Bruce’s last verse shreds on its own power, but Gary absolutely nails his vocals, heightening the tension and escalating the emotion in what may be my favorite Bonds’ performance on record. I’m not sure Bruce could have matched its potency if he’d released his own version.

I watch our kids
Growin’ up, going to school
Is there anything else for us now
Are we both just fools
Wasting our precious time

At night we lay in bed
But it’s like you’re not even there
There’s something real bad
Going wrong somewhere
Last night I heard you cry
And I know our love’s on the line

“Love’s on the Line” is a true hidden gem, one of Bruce’s best River-era compositions and one of Bonds’ finest performances. It flies under the radar, but it’s a song and an album that should be in any fan’s collection.

Love’s on the Line
Recorded:
January – February 1982
Released: On the Line (1982)
Never performed

 

7 Replies to “MatR/RotD: Gary U.S. Bonds and Bruce Springsteen: Love’s on the Line”

  1. This is great Ken.

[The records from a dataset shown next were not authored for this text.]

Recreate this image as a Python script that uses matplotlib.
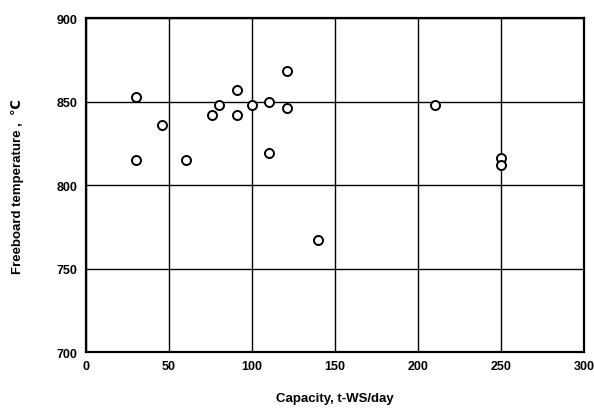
import matplotlib
matplotlib.use('Agg')
import matplotlib.pyplot as plt

# ── Data ───────────────────────────────────────────────────────────────────
capacity = [30, 30, 46, 60, 76, 80, 91, 91, 100, 110, 110, 121, 121, 140, 210, 250, 250]
freeboard_temp = [853, 815, 836, 815, 842, 848, 857, 842, 848, 850, 819, 868, 846, 767, 848, 816, 812]

x_ticks = [0, 50, 100, 150, 200, 250, 300]
y_ticks = [700, 750, 800, 850, 900]

plt.rcParams['font.family'] = ['Liberation Sans', 'DejaVu Sans']

fig = plt.figure(figsize=(5.94, 4.14), dpi=100)
ax = fig.add_axes([0.145, 0.147, 0.838, 0.807])

ax.grid(True, color='black', linewidth=1.0)
ax.set_axisbelow(True)

ax.plot(capacity, freeboard_temp, linestyle='none', marker='o', markersize=6.5,
        markerfacecolor='white', markeredgecolor='black', markeredgewidth=1.4,
        zorder=3)

ax.set_xlim(0, 300)
ax.set_ylim(700, 900)
ax.set_xticks(x_ticks)
ax.set_yticks(y_ticks)
ax.tick_params(length=0, labelsize=9, pad=6)
for lbl in ax.get_xticklabels() + ax.get_yticklabels():
    lbl.set_fontweight('bold')

for s in ax.spines.values():
    s.set_linewidth(1.6)

ax.set_xlabel('Capacity, t-WS/day', fontsize=9.5, fontweight='bold')
ax.xaxis.set_label_coords(0.5, -0.12)
ax.set_ylabel('Freeboard temperature ,  \u2103', fontsize=9.5, fontweight='bold')
ax.yaxis.set_label_coords(-0.125, 0.5)

fig.savefig('out.png', dpi=100)
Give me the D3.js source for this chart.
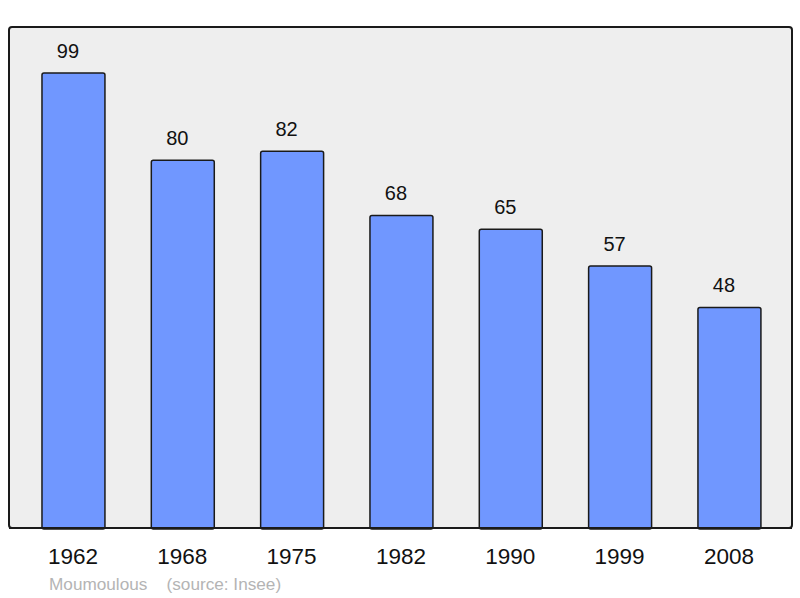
<!DOCTYPE html>
<html>
<head>
<meta charset="utf-8">
<script src="https://cdn.jsdelivr.net/npm/d3@7"></script>
<style>
  body { margin: 0; background: #fff; }
  text { font-family: "Liberation Sans", Arial, sans-serif; }
</style>
</head>
<body>
<div id="chart"></div>
<script>
var years = ["1962", "1968", "1975", "1982", "1990", "1999", "2008"];
var population = [99, 80, 82, 68, 65, 57, 48];
var commune = "Moumoulous";
var source = "(source: Insee)";

var svg = d3.select("#chart").append("svg")
  .attr("width", 800)
  .attr("height", 598);

// plot frame
svg.append("rect")
  .attr("x", 9).attr("y", 27)
  .attr("width", 783).attr("height", 501)
  .attr("rx", 3)
  .attr("fill", "#eeeeee")
  .attr("stroke", "#1a1a1a")
  .attr("stroke-width", 2);

var x = d3.scaleBand()
  .domain(years)
  .range([18.8, 784.1])
  .paddingInner(0.424)
  .paddingOuter(0.212);

var y = d3.scaleLinear()
  .domain([0, 99])
  .range([528, 73]);

var data = years.map(function (d, i) { return { year: d, value: population[i] }; });

svg.selectAll("rect.bar")
  .data(data)
  .enter()
  .append("rect")
    .attr("class", "bar")
    .attr("x", function (d) { return x(d.year); })
    .attr("y", function (d) { return y(d.value); })
    .attr("width", x.bandwidth())
    .attr("height", function (d) { return y(0) - y(d.value) + 1; })
    .attr("rx", 2)
    .attr("fill", "#7097ff")
    .attr("stroke", "#1a1a1a")
    .attr("stroke-width", 1.5);

// redraw frame bottom over bar ends
svg.append("line")
  .attr("x1", 9).attr("x2", 792)
  .attr("y1", 528).attr("y2", 528)
  .attr("stroke", "#1a1a1a")
  .attr("stroke-width", 2);

// value labels sit a bit left of the bar centre, like the original
svg.selectAll("text.value")
  .data(data)
  .enter()
  .append("text")
    .attr("class", "value")
    .attr("x", function (d) { return x(d.year) + x.bandwidth() / 2 - 5.5; })
    .attr("y", function (d) { return y(d.value) - 15; })
    .attr("text-anchor", "middle")
    .style("font-size", "20px")
    .style("fill", "#111")
    .text(function (d) { return d.value; });

svg.selectAll("text.year")
  .data(years)
  .enter()
  .append("text")
    .attr("class", "year")
    .attr("x", function (d) { return x(d) + x.bandwidth() / 2 - 0.5; })
    .attr("y", 564)
    .attr("text-anchor", "middle")
    .style("font-size", "22.5px")
    .style("fill", "#111")
    .text(function (d) { return d; });

svg.append("text")
  .attr("x", 49).attr("y", 590)
  .style("font-size", "17.2px")
  .style("fill", "#b4b4b4")
  .style("white-space", "pre")
  .text(commune + "    " + source);
</script>
</body>
</html>
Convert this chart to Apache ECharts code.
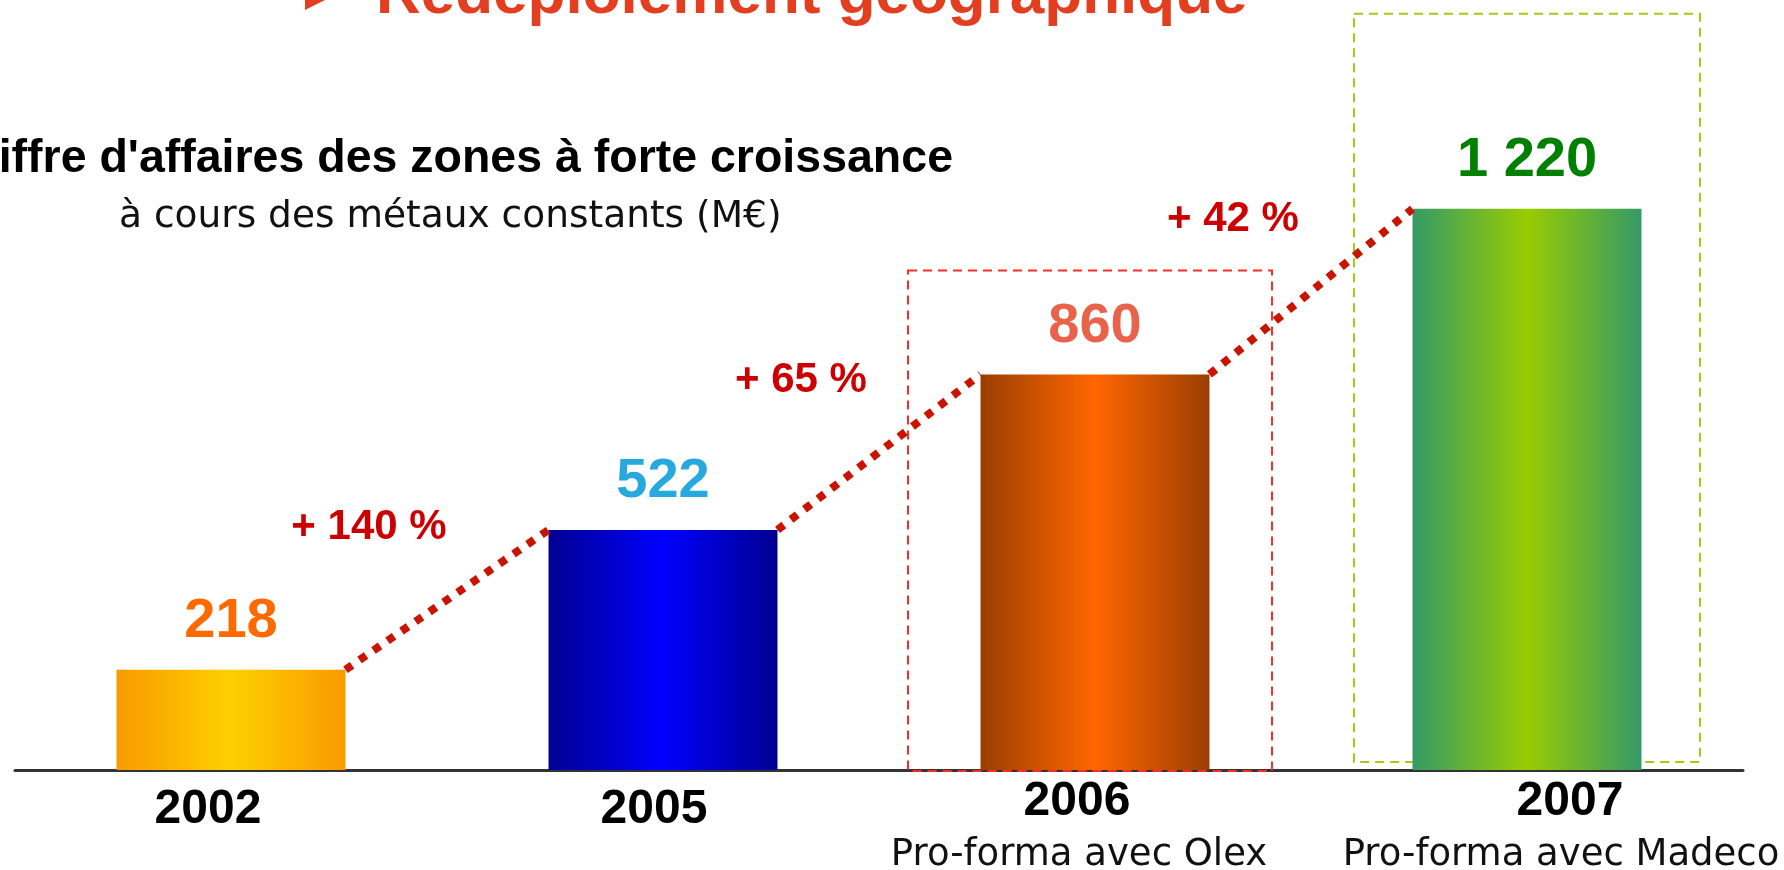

I couldn’t agree more. I’d love to hear to a version with Bruce’s lead vocal.

  2. Ken – thanks for highlighting and reviewing “Love’s on the Line” along with mentioning the other great Springsteen written songs from the On The Line album. “Love’s on the Line” has been a favorite of mine since it was released in spring 1982.

  3. I was really hoping Bruce’s original vocal performance would have shown up on “Tracks”. Probably the most gorgeous song he ever gave away. His background vocals on Gary US Bonds cut are pretty amazing too.

  4. It’s just in my collection as a vinyl i recently found… one of the best song of that era. 1979-1982 is just my favorite period: that mix of 70’s sound, the Nebraska cut-off, and the BITUSA break-out. Hard to explain but it has a feel that willl be gone after mid 1982.

  5. Ken, “Love’s On The Line” ranks right up there with “Fire” and “Because the Night” as the GREATEST songs Bruce has given to another to sing/record.

    What I find most fascinating about it is that Bruce wrote it when he was still a single, unmarried man–and yet, its trenchant, heartbreaking lyrics about the inexorable dissolution of a marriage-with-children ring empathetically TRUE, as if Bruce experienced it himself, instead of it being “merely” his innate journalistic ability to write accurately from pure observation.

    And I can only write these words because i experienced the dying of my own 19-year marriage-with-children many years AFTER “Love’s On The Line” debuted. So when Bruce writes:

    With each passing day
    I gotta watch more and more what I say to you
    I can feel your eyes looking through me
    As I sit at the table at dinnertime
    I can feel our love’s on the line

    …I remember LIVING those lines.

    Musically, it’s one of Bonds’ greatest vocals–along with maybe Bruce’s own greatest BACKGROUND vocals (listen to how he stretches out the final word “line” at the very end of the song, long after Bonds had stretched his!)–and a most powerful performance by the E Street Band, featuring just an incredibly great sax solo, and deep-bottom drumming by Max.

    Ken, thanx for writing about it as beautifully as you did, giving this gem of Bruce’s your “official” stamp for posterity!!